--- Start of Entries supplied ---
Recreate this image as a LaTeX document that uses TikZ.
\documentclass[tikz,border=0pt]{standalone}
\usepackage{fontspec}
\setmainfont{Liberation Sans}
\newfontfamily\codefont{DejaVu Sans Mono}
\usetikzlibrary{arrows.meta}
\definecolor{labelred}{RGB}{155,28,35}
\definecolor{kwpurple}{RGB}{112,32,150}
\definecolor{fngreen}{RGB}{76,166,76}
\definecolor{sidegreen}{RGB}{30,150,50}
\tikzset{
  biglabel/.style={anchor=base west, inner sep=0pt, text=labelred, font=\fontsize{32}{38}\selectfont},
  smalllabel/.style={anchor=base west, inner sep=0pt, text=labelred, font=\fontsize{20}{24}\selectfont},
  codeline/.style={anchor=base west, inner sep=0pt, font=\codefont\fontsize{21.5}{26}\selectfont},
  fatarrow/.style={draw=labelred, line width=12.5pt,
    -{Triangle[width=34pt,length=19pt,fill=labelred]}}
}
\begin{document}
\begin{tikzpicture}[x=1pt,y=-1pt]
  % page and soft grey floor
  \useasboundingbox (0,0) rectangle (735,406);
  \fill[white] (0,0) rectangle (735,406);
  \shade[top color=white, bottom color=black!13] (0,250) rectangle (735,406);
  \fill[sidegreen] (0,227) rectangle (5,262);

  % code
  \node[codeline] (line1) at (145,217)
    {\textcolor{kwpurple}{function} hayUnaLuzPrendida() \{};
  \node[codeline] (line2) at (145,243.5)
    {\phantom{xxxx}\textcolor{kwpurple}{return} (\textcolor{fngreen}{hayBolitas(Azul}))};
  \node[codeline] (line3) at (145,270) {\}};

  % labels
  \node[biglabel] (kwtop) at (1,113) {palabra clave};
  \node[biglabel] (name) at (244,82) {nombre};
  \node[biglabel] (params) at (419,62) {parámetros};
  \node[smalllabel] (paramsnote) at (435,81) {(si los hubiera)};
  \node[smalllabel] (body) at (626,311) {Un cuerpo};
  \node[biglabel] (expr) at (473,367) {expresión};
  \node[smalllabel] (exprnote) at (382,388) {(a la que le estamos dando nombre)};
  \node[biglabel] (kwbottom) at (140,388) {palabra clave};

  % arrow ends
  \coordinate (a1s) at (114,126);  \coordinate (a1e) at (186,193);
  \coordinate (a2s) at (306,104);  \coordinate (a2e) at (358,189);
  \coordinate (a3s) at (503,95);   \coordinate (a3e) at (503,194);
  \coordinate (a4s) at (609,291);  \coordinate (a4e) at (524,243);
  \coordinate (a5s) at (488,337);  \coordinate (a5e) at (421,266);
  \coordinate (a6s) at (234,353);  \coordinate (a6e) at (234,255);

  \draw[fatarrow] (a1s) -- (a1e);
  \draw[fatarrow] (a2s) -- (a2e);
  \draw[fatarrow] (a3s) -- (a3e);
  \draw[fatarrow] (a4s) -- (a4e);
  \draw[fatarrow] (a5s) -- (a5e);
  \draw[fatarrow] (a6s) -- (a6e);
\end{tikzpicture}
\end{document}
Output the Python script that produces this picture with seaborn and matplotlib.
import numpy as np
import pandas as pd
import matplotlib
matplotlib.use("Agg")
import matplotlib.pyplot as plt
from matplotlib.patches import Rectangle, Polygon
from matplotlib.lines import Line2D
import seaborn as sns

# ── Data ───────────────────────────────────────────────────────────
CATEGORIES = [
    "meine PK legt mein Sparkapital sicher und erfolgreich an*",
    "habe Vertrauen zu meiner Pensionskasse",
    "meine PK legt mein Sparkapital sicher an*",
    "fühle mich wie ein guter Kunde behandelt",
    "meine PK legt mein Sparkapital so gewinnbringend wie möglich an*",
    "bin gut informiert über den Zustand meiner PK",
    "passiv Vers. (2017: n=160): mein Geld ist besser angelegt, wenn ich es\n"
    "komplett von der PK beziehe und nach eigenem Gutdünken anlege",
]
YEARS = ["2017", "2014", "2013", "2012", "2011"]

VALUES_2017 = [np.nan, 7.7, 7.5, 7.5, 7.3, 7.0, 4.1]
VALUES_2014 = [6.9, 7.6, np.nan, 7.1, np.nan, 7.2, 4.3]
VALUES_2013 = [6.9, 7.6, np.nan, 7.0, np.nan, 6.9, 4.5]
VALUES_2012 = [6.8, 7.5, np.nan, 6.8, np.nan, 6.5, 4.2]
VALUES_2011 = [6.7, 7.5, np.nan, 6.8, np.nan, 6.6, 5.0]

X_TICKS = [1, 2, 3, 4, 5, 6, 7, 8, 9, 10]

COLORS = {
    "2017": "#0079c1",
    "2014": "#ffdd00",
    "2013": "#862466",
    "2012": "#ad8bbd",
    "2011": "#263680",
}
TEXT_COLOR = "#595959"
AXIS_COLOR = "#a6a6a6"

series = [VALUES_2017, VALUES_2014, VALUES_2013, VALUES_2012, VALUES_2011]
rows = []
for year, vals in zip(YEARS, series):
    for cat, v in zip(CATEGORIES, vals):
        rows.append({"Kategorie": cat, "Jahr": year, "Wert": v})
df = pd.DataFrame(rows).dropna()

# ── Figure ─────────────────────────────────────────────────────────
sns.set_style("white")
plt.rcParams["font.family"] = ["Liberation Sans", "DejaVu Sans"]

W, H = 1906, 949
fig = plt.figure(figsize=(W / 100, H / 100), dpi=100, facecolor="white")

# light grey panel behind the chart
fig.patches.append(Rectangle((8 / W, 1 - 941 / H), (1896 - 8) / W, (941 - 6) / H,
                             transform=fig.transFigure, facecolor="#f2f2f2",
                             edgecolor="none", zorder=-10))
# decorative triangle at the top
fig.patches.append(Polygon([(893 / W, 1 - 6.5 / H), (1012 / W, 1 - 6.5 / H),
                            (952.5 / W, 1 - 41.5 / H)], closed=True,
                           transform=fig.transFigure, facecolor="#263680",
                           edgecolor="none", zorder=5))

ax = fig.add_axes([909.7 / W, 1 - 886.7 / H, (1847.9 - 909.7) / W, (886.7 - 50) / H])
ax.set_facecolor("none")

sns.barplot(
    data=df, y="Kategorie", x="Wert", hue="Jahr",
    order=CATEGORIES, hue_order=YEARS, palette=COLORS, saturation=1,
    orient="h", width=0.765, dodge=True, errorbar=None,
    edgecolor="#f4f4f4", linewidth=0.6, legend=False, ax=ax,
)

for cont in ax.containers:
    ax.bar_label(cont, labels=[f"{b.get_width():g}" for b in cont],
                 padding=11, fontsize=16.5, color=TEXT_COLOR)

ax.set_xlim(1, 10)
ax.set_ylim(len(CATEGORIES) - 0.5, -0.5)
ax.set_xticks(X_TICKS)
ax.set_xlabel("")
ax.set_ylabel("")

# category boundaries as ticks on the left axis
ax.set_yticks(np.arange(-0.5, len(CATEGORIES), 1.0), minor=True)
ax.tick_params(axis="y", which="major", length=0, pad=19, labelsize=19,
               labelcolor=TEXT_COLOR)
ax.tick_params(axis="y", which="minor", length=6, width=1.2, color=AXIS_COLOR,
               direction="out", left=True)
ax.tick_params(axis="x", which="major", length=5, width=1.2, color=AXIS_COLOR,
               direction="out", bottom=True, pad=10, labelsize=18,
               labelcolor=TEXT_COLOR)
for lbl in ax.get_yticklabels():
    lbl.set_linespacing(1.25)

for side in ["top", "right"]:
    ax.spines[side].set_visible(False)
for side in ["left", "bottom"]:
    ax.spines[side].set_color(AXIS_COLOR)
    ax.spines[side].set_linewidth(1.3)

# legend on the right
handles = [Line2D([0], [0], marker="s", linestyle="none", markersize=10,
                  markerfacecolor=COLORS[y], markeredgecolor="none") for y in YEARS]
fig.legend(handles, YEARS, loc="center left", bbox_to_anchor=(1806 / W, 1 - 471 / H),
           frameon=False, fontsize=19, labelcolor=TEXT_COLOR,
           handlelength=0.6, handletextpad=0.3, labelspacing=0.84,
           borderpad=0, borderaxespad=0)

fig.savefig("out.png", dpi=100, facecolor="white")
--- End of Entries supplied ---
## Work instructions
Reproduce verbatim only the segment of the listing bounded by the line containing "Output the Python" and the line containing "import seaborn as sns", with both boundary lines included.

## Answer for the task
Output the Python script that produces this picture with seaborn and matplotlib.
import numpy as np
import pandas as pd
import matplotlib
matplotlib.use("Agg")
import matplotlib.pyplot as plt
from matplotlib.patches import Rectangle, Polygon
from matplotlib.lines import Line2D
import seaborn as sns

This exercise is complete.